Lutheran Pastor Sells Upper East Side Co-op: Church Council Says Deal was in Bad Faith

After a colorful Upper East Side pastor inked a $2 million-plus deal to sell his co-op apartment “parsonage,” the New York synod sued the pastor, his church, the apartment building and the real estate brokers involved in the transaction, saying it wasn’t a good-faith deal and that in fact, they’d broken the law.
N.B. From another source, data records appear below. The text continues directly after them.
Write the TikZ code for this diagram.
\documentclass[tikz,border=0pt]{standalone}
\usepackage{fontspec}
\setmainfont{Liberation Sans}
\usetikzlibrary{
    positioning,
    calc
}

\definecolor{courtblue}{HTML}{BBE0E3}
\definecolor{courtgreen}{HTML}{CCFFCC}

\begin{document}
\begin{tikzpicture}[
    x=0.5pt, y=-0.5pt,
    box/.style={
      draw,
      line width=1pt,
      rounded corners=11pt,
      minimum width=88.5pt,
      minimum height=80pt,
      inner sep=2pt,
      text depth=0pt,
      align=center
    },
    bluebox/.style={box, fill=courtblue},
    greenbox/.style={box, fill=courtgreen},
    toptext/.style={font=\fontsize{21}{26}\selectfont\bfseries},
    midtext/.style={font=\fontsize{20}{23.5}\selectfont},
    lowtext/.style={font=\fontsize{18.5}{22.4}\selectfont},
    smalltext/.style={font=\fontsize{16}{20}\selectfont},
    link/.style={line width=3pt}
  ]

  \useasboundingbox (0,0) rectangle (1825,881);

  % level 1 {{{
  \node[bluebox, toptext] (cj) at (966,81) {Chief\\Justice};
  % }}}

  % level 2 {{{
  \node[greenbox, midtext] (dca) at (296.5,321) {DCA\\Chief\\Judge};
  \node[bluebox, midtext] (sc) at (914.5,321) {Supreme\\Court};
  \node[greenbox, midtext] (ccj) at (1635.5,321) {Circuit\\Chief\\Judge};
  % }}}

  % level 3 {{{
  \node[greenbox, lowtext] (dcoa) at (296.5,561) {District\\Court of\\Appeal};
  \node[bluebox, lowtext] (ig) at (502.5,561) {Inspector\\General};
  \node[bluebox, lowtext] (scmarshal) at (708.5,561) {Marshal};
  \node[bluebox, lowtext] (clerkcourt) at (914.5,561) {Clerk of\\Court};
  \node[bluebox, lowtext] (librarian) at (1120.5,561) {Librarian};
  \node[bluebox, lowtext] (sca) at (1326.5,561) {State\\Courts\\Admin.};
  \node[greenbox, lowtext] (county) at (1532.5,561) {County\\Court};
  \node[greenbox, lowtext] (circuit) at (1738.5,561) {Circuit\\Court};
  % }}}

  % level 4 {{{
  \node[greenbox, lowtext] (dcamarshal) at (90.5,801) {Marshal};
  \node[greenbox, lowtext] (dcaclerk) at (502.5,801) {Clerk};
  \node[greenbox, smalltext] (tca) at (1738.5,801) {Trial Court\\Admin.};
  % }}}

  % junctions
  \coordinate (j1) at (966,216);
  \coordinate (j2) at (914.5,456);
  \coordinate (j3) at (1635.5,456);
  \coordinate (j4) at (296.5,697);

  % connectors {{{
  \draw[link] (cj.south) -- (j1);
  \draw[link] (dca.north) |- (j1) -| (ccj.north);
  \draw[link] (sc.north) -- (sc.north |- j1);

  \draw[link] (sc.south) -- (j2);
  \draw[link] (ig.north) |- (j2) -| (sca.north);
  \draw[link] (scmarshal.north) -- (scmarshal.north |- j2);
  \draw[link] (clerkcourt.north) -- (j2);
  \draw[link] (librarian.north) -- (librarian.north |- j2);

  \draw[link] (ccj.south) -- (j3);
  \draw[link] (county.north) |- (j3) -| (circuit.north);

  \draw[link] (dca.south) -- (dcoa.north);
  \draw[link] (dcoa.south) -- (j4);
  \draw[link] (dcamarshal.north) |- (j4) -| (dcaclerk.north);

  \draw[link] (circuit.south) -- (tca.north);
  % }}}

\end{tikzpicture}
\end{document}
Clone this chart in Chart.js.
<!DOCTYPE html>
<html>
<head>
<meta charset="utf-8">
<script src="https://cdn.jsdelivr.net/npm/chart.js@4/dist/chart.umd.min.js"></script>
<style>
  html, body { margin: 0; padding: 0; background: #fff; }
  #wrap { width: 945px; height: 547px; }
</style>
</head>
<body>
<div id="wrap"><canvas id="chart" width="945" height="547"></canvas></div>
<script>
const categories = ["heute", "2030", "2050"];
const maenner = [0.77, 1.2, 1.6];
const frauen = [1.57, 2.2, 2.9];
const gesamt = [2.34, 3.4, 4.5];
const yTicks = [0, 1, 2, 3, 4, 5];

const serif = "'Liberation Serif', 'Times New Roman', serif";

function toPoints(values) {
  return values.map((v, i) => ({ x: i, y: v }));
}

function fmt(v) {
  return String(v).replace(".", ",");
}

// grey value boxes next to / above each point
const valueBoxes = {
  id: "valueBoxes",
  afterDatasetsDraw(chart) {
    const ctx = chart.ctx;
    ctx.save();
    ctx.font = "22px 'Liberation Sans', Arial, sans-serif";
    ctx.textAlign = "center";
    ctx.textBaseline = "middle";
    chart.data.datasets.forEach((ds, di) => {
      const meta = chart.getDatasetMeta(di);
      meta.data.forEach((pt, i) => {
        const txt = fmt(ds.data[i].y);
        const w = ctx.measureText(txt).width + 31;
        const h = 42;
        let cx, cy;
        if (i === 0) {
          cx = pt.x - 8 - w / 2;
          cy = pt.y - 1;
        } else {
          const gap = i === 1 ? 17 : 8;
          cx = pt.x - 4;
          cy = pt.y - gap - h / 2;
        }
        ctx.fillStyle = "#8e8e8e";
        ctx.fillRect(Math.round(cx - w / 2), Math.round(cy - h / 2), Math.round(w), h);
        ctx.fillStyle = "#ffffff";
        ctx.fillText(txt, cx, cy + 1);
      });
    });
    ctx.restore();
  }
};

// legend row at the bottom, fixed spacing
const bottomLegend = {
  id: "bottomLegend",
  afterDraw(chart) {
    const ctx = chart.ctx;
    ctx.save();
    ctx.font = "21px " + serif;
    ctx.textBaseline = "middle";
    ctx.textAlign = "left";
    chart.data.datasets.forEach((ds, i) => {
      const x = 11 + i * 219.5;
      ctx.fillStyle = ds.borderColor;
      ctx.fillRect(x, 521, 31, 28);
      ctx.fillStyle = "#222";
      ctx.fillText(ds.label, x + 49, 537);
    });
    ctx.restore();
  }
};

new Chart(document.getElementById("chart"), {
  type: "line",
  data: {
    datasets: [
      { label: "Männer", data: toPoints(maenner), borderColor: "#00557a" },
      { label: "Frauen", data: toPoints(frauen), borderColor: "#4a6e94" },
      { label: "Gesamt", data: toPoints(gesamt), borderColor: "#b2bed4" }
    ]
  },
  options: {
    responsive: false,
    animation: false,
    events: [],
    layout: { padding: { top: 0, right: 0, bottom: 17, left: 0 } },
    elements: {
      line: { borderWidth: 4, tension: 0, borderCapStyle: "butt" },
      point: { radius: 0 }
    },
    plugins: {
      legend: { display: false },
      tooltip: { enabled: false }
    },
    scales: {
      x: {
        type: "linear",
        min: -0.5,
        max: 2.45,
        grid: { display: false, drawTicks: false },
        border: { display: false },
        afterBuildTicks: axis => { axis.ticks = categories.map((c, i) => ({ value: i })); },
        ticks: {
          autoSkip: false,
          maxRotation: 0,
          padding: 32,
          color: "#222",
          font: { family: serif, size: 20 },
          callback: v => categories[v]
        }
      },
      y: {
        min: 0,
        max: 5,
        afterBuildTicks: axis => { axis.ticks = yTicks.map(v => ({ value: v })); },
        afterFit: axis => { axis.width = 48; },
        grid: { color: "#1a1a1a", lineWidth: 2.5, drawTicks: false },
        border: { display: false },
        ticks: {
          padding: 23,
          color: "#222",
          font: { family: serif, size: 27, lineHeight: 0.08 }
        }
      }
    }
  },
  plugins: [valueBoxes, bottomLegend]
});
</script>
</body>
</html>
108 East 82nd Street Gregory Fryer

108 East 82nd Street (Google Maps)

Gregory Fryer, pastor of the Immanuel Lutheran Church at 122 East 88th Street, has been living in a seven-room co-op at 108 East 82nd Street, provided to him by the church since 1993, according to a complaint filed by the synod that oversees Lutheran churches in the city. It is in Fryer’s name, though Immanuel is the “real and beneficial owner,” and the initial deal between the church and Fryer stipulates that the church receive “part or all of the consideration of the sale.” Douglas Elliman and Brown Harris Stevens just brokered a sale of the “parsonage.” The asking price was reduced to $2.1 million from $2.3 million, and the listing said that the “Motivated Seller Will Entertain Offers!”

The Metropolitan New York Synod of the Evangelical Lutheran Church says the sale violates not just the Golden Rule but is in violation of the Religious Corporations Law and the Not-For-Profit Corporation Law, which require religious corporations seeking to sell properties to first get the OK from the attorney general or the state Supreme Court. The synod also says the terms of the deal are not fair and reasonable to Immanuel and that it’s not in the interest of the church’s members.

It wouldn’t be Pastor Fryer’s first unorthodox act. Back in 2017, a week after the presidential election, he set up a booth on the sidewalk from which he dispensed “free advice,” modeling the stunt after Lucy’s psychiatry booth in “Peanuts.”

Some wondered if he was trying to soothe souls after the election. He denied that, but he did say he was trying to reach out to people who might be intimidated by the church, the looks of which he likened to an “armory.” Immanuel Lutheran was built by German immigrants circa 1886.